Write about that moment you knew you liked her. Maybe it was the way she ate a mango and smiled at you with juice dripping down her chin while her eye caught the light just perfectly enough to make it look like her beautiful face actually contained a piece of the sun, or what ever dumb shit you’ve overly romanticized that convinced you the world wouldn’t be right unless she was pumped full of your babies. Point is let her know everything make it as sappy as you can with all those annoying feelings you have for her and then send the message. No actually send it, trust me. She’ll read it and tell you how nice it was, how deeply it moved her, how good it made her feel and it won’t change anything.
That’s right you’re not going to change her mind she still wants no part of your genitals or you doing anything to hers. This part of the process is purely for you. You need to let all your crazy out and not have it bouncing around in your head. You don’t want to be absent minded at work and let your soul eater boss see you pacing around muttering to yourself. You have to stay level headed when you drive, I mean what if you’re not paying attention and you miss the chance to flip another driver the bird just because you head was on planet “if only she knew how much i love it when she draws circles in the grass with her toes while we sit in the park and argue over which baby animal is the cutest”.
Just back the “here’s how i feel about you” dump truck to her door and bury her whole goddamn house. She chose to be your friend and she should have known all your dickhead annoyance comes with that. I’m not saying make her regret her decision to be your friend that will come naturally over time. This is more of a you using your free pass to show exactly who you are situation. So just turn the dial all the way up and be you at 11. Use this friendship to express yourself. Share all your inner thoughts and dreams, you know all the lame shit you can’t tell all your old friends about because they  would make fun of you for.

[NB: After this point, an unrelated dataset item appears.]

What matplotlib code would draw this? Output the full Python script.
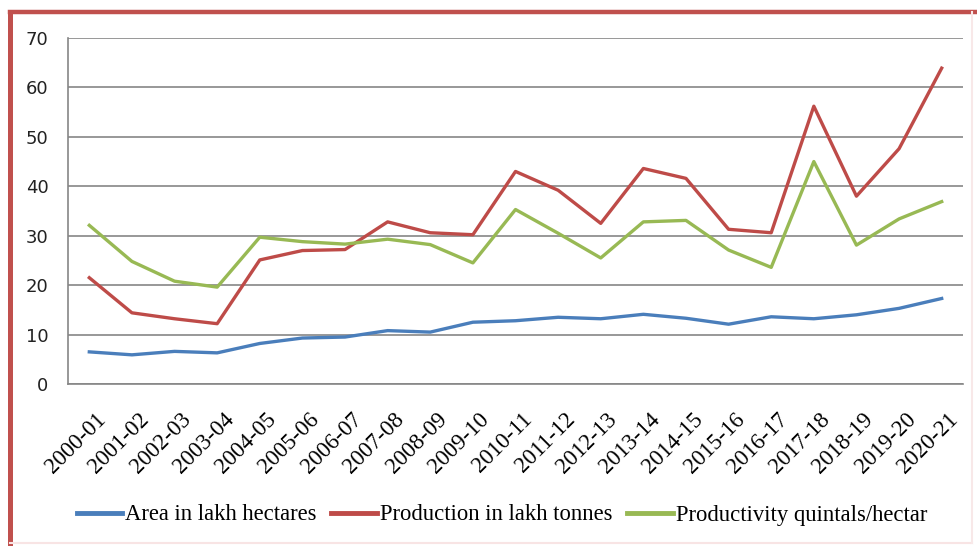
import matplotlib
matplotlib.use("Agg")
import matplotlib.pyplot as plt
from matplotlib.lines import Line2D
import matplotlib.transforms as mtransforms
import numpy as np

years = ["2000-01", "2001-02", "2002-03", "2003-04", "2004-05", "2005-06", "2006-07",
         "2007-08", "2008-09", "2009-10", "2010-11", "2011-12", "2012-13", "2013-14",
         "2014-15", "2015-16", "2016-17", "2017-18", "2018-19", "2019-20", "2020-21"]
area = [6.5, 5.9, 6.6, 6.3, 8.2, 9.3, 9.5, 10.8, 10.5, 12.5, 12.8, 13.5, 13.2, 14.1,
        13.3, 12.1, 13.6, 13.2, 14.0, 15.3, 17.3]
production = [21.5, 14.4, 13.2, 12.2, 25.1, 27.0, 27.2, 32.8, 30.6, 30.2, 43.0, 39.2,
              32.5, 43.6, 41.6, 31.3, 30.6, 56.2, 38.0, 47.6, 63.9]
productivity = [32.1, 24.8, 20.8, 19.6, 29.7, 28.8, 28.3, 29.3, 28.2, 24.5, 35.3, 30.5,
                25.5, 32.8, 33.1, 27.1, 23.6, 45.0, 28.1, 33.4, 36.9]
labels = ["Area in lakh hectares", "Production in lakh tonnes", "Productivity quintals/hectar"]
colors = ["#4A7EBB", "#BE4B48", "#98B954"]

W, H = 978, 546
fig = plt.figure(figsize=(W / 100, H / 100), dpi=100)
fig.patch.set_facecolor("white")

# red frame (top and left) with faint right/bottom
fig.add_artist(Line2D([10 / W, 1.0], [1 - 12 / H, 1 - 12 / H], color="#C0504D", lw=3.2,
                      transform=fig.transFigure))
fig.add_artist(Line2D([10 / W, 10 / W], [0, 1 - 12 / H], color="#C0504D", lw=3.6,
                      transform=fig.transFigure))
fig.add_artist(Line2D([10 / W, 972 / W], [3 / H, 3 / H], color="#F8E4E4", lw=1.5,
                      transform=fig.transFigure))
fig.add_artist(Line2D([972 / W, 972 / W], [3 / H, 1 - 12 / H], color="#F8E8E8", lw=1.5,
                      transform=fig.transFigure))

ax = fig.add_axes([68 / W, (H - 384) / H, 895 / W, (384 - 38) / H])
x = np.arange(len(years))
series = [area, production, productivity]
for s, c, l in zip(series, colors, labels):
    ax.plot(x, s, color=c, lw=2.4, label=l, solid_joinstyle="round", zorder=3)

ax.set_xlim(-0.5, len(years) - 0.5)
ax.set_ylim(0, 70)
ax.set_yticks(range(0, 71, 10))
ax.yaxis.grid(True, color="#868686", lw=1.2)
ax.set_axisbelow(True)
for sp in ["top", "right"]:
    ax.spines[sp].set_visible(False)
for sp in ["left", "bottom"]:
    ax.spines[sp].set_color("#868686")
    ax.spines[sp].set_linewidth(1.2)
ax.tick_params(axis="both", length=0)
ax.tick_params(axis="y", pad=14, labelsize=13, labelcolor="#222222")
ax.set_xticks(x)
ax.set_xticklabels(years, rotation=45, ha="right", rotation_mode="anchor",
                   fontfamily="Liberation Serif", fontsize=16.5)
ax.tick_params(axis="x", pad=18)
offset = mtransforms.ScaledTranslation(6 / 100, 0, fig.dpi_scale_trans)
for t in ax.get_xticklabels():
    t.set_transform(t.get_transform() + offset)
for t in ax.get_yticklabels():
    t.set_fontfamily("DejaVu Sans")

leg = fig.legend(loc="center", bbox_to_anchor=(502 / W, (H - 515) / H), ncol=3, frameon=False,
                 prop={"family": "Liberation Serif", "size": 16.3}, handlelength=2.0,
                 handletextpad=0.15, columnspacing=0.65)
for lh in leg.get_lines():
    lh.set_linewidth(3.5)

fig.savefig("out.png", dpi=100, facecolor="white")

Most importantly tell her instead of whining about it to anyone else ESPECIALLY on the internet in general. We should have learned as a four year old that just wanting something really really badly doesn’t necessarily mean we get to have it. Complaining about being in the friendzone just looks like a kid having a nice long lay down scream in the toy isle at Walmart.
If you so much as tweet about how bunk it is you got put in the friendzone the entire internet will take turns calling you a pussy. It’s what we do. We get over the exact same pain you’re feeling by making fun of you for going through it. Don’t worry soon enough you will get to lambaste some other poor bastard who can’t figure out how to diddle the girl he likes.
Oh as for the actual advice on being friendzoned: Just keep your head down, don’t stare at her tits too much, don’t laugh too loud at her unfunny girl jokes and don’t agree to everything she wants to do right away anymore. Now that you’ve lost your “i’m trying to fuck you” filter you might actually get to hangout somewhere you want to. You’ll notice it will start hurt a little less everyday when you think about your sexless future alone. After a while you’ll have a good friend and then you can brag about how popular you are. Use it as a pickup line at the bar, who knows maybe girls will be impressed by your maturity and ability to have a female friend and touch your penis in the parking lot but I doubt it.